Mounting the antenna with a thru-hole through the centre of the roof both grounds the antenna as well as provide as equi-spread a ground-plane as is possible to obtain on a car (short of then adding radials that stick out both sides of the car as far as the front and back stick out!).
In reality the performance difference you will experience (primarily in a receive-only scenario, but to a lessor extent also in a Tx scenario) with the antenna mounted in the centre of the roof (thru-hole) versus mounted on one or other side of the car to a roof rack (or bumper), will probably be measurable with lab instruments, but is going to have negligable effect in day to day use.
The variation in enviromental conditions your car/antenna set-up is going to experience, day to day as you drive around in it (i.e. variation in multi-path refelections off buildings, position of hills, changes in ground moisture & conductivity conditions, changes in relative position to contour lines, position of large volume steel mass objects - large steel framed buildings, car parks full of cars, blah blah, blah blah …...) is going to reduce to zero any advantage that could have been gained by way of mounting the antenna with a thru-hole in the centre of the roof.
That deals with ground-plane effect on antenna performance in the circumstances you are citing - and I emphasize in the circumstances you are describing.
But, from a pur grounding perspective i.e. bringing all parts in your radio/scanner set-up to a common and equal voltage potential - yes, as good a ground as is possible to establish is always the way to go – …. and then the subject starts getting complicated.
But your question really is: how is it going to impact the antenna performance?
Well, the antenna is going to be “grounded” in any event - thru the shroud/outer shield of the coax cable to the the receiver/scanner, which in turn is then “grounded” to the vehicle chassis by way of the negative (-) wire of the power supply that goes to the radio/receiver/scanner. So, in theory it is grounded.
Now - how technical do we want to get, and how effective is the above ground?
I have no experience with the antenna you are describing, but from what I can see on the net (i.e. pictures of it), the connection options offered with the example I looked at, would ground the antenna to the car at the fixture point. How effective that "ground" would be, if it was thru-hole, would be all about bare metal to bare metal contact (i.e. paint layers removed from between the antenna fixture and the panel it was been mounted to?), or how well any roof-rack was fixed to the car body (i.e. paint players between the roof and the rack fixture points) (?)

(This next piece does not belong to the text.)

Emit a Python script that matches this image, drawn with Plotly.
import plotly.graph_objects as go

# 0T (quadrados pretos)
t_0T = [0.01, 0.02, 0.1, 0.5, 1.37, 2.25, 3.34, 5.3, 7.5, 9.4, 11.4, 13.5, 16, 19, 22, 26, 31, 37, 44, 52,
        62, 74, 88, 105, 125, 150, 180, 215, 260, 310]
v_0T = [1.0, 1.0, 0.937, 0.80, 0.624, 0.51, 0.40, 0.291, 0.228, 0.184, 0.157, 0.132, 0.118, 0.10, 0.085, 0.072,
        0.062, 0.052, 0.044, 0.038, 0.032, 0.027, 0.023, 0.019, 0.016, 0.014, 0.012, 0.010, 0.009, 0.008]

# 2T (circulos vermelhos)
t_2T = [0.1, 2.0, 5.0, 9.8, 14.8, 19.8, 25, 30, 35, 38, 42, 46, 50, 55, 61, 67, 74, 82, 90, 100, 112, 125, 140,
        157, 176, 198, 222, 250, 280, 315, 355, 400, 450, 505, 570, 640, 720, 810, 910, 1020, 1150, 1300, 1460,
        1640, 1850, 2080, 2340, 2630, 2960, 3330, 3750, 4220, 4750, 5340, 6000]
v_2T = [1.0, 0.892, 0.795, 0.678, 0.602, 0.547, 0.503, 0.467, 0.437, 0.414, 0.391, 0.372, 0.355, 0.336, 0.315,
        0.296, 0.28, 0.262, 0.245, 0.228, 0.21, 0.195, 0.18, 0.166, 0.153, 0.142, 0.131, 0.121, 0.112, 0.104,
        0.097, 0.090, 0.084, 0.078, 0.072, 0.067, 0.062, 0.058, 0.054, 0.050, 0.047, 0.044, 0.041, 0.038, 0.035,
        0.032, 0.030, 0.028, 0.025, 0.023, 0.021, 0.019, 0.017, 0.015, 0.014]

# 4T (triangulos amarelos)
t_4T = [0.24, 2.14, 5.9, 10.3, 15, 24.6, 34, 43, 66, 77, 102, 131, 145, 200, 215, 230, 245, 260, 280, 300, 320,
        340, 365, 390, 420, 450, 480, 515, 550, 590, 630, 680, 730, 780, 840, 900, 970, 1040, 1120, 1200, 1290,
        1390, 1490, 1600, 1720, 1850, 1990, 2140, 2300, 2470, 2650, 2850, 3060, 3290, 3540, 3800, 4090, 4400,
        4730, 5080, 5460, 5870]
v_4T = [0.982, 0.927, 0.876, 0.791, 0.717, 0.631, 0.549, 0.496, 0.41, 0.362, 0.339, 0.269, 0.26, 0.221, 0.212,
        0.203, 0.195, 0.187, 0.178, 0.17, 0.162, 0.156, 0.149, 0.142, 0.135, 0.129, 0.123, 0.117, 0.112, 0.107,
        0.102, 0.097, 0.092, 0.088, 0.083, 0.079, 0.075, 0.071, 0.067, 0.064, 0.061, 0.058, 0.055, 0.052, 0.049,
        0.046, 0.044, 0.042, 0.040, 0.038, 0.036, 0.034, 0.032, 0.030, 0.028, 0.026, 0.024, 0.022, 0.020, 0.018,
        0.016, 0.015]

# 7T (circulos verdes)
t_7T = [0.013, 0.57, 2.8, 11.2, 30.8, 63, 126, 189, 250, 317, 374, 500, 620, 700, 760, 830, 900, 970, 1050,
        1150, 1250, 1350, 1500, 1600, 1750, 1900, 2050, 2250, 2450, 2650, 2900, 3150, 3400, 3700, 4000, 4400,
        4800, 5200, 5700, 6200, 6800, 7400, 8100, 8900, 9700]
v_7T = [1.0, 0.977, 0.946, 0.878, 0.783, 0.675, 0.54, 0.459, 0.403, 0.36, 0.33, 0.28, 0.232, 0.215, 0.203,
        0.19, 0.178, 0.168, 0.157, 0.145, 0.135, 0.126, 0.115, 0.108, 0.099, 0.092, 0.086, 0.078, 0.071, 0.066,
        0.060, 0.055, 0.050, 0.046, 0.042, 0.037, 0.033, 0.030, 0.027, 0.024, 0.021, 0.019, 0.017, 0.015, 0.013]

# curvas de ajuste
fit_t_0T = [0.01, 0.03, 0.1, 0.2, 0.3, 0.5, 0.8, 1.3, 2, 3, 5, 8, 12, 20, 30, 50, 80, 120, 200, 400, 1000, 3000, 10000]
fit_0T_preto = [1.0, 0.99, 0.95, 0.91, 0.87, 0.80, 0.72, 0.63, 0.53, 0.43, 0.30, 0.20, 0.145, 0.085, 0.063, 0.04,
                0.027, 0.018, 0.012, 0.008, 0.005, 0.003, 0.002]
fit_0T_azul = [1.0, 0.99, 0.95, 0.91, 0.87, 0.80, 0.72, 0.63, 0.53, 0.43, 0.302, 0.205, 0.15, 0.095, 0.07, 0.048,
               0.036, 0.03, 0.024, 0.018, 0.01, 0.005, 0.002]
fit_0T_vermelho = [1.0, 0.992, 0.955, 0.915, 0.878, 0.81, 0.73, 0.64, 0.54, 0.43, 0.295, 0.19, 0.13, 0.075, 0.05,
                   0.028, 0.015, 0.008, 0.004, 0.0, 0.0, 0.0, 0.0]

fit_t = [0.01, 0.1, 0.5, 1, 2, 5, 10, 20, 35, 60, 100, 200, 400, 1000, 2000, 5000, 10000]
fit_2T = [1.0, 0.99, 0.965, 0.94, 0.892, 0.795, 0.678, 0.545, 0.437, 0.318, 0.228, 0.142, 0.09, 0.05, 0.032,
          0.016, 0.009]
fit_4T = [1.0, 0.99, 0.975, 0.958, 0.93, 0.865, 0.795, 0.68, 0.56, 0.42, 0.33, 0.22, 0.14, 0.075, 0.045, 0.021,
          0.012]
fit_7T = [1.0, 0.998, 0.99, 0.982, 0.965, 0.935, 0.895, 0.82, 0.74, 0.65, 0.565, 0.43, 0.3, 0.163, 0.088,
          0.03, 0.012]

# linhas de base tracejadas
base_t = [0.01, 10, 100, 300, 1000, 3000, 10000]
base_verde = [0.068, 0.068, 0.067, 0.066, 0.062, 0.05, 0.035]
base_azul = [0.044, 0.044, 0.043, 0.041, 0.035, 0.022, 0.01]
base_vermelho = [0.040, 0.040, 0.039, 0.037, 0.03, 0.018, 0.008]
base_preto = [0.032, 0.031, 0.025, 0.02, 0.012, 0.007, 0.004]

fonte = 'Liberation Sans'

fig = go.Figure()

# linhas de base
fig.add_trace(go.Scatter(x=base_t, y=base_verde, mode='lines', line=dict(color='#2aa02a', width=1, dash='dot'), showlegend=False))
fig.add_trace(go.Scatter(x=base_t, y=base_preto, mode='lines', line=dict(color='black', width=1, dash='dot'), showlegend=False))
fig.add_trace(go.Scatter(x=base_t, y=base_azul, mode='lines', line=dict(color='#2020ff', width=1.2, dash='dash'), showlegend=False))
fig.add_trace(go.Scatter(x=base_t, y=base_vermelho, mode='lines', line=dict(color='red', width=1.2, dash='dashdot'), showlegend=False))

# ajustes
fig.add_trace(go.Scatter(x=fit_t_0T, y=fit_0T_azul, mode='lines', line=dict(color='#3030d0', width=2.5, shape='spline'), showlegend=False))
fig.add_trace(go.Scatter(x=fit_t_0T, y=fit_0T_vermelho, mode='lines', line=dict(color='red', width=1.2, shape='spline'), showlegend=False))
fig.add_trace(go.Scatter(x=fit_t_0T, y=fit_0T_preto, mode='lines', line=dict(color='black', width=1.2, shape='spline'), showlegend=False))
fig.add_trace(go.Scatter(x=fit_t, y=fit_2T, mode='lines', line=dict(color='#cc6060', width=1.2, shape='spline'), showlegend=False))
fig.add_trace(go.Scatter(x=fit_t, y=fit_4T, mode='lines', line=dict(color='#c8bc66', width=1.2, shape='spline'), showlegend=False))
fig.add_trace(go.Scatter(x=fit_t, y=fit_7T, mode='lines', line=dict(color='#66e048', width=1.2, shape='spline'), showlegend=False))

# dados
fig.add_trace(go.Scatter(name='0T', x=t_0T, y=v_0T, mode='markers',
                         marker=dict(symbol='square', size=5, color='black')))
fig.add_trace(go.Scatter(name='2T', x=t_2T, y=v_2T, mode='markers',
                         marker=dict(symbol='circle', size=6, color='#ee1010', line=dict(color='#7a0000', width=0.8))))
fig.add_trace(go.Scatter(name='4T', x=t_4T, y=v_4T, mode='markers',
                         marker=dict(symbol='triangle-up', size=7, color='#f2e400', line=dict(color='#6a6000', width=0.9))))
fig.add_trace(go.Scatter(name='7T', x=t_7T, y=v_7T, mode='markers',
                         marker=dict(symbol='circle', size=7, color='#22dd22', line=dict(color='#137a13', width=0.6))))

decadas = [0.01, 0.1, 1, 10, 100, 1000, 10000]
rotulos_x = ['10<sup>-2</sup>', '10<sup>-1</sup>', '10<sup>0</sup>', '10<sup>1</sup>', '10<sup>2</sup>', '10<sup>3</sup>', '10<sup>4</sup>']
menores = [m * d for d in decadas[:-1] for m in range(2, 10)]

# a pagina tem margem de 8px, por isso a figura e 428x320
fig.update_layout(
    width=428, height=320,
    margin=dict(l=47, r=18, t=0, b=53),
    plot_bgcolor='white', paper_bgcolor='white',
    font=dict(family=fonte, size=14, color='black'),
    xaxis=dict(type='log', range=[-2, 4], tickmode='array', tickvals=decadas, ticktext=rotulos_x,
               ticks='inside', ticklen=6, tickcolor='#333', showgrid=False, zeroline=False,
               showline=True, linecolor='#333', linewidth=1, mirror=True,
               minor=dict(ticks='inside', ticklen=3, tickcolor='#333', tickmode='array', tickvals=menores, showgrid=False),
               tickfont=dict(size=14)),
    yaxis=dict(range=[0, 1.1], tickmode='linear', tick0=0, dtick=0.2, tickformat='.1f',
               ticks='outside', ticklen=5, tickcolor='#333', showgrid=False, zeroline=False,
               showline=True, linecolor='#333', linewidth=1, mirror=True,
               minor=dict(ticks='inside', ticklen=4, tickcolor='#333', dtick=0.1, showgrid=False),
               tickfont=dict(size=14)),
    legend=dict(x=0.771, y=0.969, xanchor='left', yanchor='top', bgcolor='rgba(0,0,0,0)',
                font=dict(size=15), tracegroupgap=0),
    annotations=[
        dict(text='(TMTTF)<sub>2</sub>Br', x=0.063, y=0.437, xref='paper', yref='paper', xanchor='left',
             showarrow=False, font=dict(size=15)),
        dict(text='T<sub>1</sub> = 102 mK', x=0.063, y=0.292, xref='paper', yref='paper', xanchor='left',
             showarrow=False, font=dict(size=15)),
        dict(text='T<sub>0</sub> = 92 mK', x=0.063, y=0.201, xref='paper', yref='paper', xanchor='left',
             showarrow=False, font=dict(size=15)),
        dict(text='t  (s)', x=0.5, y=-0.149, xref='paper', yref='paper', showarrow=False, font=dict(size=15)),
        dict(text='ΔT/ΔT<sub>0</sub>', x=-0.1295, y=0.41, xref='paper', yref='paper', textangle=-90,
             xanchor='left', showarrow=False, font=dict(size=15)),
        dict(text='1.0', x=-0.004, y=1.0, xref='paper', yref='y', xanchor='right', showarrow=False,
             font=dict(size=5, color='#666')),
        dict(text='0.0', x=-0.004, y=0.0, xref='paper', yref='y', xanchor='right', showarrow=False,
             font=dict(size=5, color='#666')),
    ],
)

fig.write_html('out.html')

Will making an effort to deliberately isolate the antenna from “ground” at these points result in any descernable difference in performance?
mmmm …..... I see a big debate coming, so I'll answer it like this. Why make any effort to deliberately isolate it from ground? I tell you where it could result in a BIG difference (potentialy): in a lightening strike. Instead of the strike flowing around the outside of the car, on the body panels (Faraday Cage effect), it will now take the path of least resistance - down the coax to your radio!!!!!
In short: yes - a good earth is always a good idea - for performance reasons (if only theoretical, as often is the case) as well as safety and general common sense reasons.
As for it striking obstacles – well, most antenna manufacturers take that into account in ensuring that the spring located at the base of the antenna is sufficiently flexible to account for the torque of an antenna strike, and if I recall correctly the rule we used (years ago when I worked on mobile antenna design)was: so long as the contact/strike point on the antenna was no lower than around 50% or 66% of the length of the antenna (from the top), then the spring would bend before your bodywork! But you are going to be best to check that out when you get your antenna – don't take my word for it please.